I have enjoyed many Continental holidays in the TC, visiting such places as Geneva, Lugano, Florence, Siena, Rome, our Honeymoon in Brittany/Paris – including parking right under the Eiffel Tower – and Christine and I have also driven through the Rioja valley and on to Salamanca and Madrid. Alpine passes conquered include the Simplon, the San Gotthardo, the Grimsel and the massive Stelvio.

Above:  At the Barolo vineyards above Alba (Italy) Below: by the coast at Antibes (France).

Of course, driving a TC is not always going to be without incident. Back in the earlier days I remember smoke rising from below me – this was not the usual smoke from some leaking oil, but white smoke!  I looked under, rather perturbed, to find that the blowing silencer had almost set the wooden floor just above it on fire! This was quickly extinguished, and I then applied some silver foil to the wood to prevent further potential fires until I returned home and fixed the exhaust.

On another occasion, a core plug fell out, leaving me without water. This was behind the carbs, so off they came by the roadside with emergency services rolling up to see what was the matter… I knocked in a new core plug, my co-driver acquired water from a nearby house, and we were off again within the hour. I do carry plenty of spares!! Lucky to have the core plugs though.

Other problems have included a piston blown at the top due to running with too weak a mixture, a blown head gasket (just last year in France!!), a snapped fan belt and rather more flat tyres than I would like.

I also had a leaking joint on the oil pump to filter pipe quite recently near Orleans, and made up my own washer with some old inner tube I always carry. It is still fine, so I’m leaving it alone! The only really alarming failure was the steering box drop arm – fortunately at a very slow speed in a Devonshire village

This summer I topped 150,000 miles, and as I spent three years out of the country, this comes out at about 3,500 a year.  I never completely lay the car up as I like to take advantage of those dry sunny winter days (often February) to go out for a run and let the cool dry air blow through the vehicle just in case any condensation has been encroaching. And I usually have a Christmas day drive.

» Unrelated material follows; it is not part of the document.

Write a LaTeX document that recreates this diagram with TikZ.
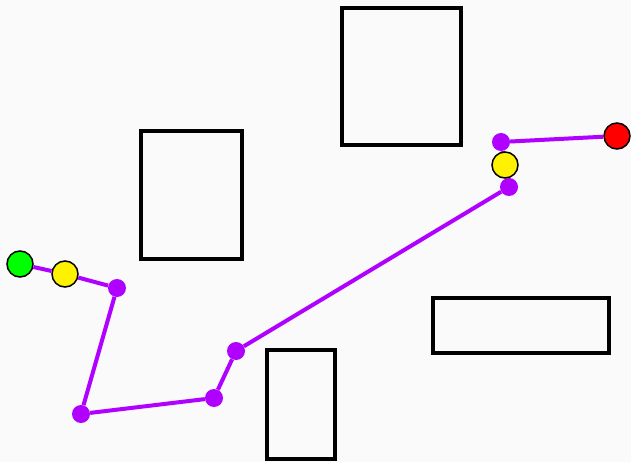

Chris out in Provence within the last 6 weeks.

I intend to plan further expeditions and would love to join another Autumn Tour (TTT 2 or T Register) though dates are difficult for me. However, I actually hosted one once (based near Ipswich) and my wife and I joined a Yorkshire one a few years back based at my birthplace Skipton. So, onwards and forwards – (not upwards yet I hope!) –  I love driving my first car and will continue to make much use, sometimes daily again maybe, of this treasure.

Ed’s note: I think this is a perfect example of man and car in harmony.

When Chris’ mother was alive and living in Bude, Cornwall, Chris used to call in on us for lunch and a chat, having set out from Ipswich in the TC that morning. Suitably fed and watered he then set off for Bude.

Ipswich to Bristol is just over 200 miles; Bristol to Bude is around 130 miles.

You can do it in a TC!

One thought on “Front cover – TC4431 (MPA 894)

  1. Art Holtzman says:

    I’m sitting here in South Florida on a Sunday morning, waiting patiently for TC5389 (1947)to arrive from Los Angeles on Tuesday, and poring through TTT-2. I’m 83 years old now and have owned only one British sports car in my life, a ’54 XK-120 back in ’56-’57, which I bought for $600 and later learned that the guy who sold it to me doubled his investment. I still have the imbedded memory of the SU fuel pump cutting out while passing a bus around a curve on a mountain road. I was only a kid back then and did some foolish things. After that it was mostly Porsches, Alfas , a 240Z, and presently an S2000 (Boxster performance with Honda operating costs).

    Now, reading Chris’ list of mishaps, it’s got me wondering if I’ve done another foolish thing in my dotage. Let’s hope not.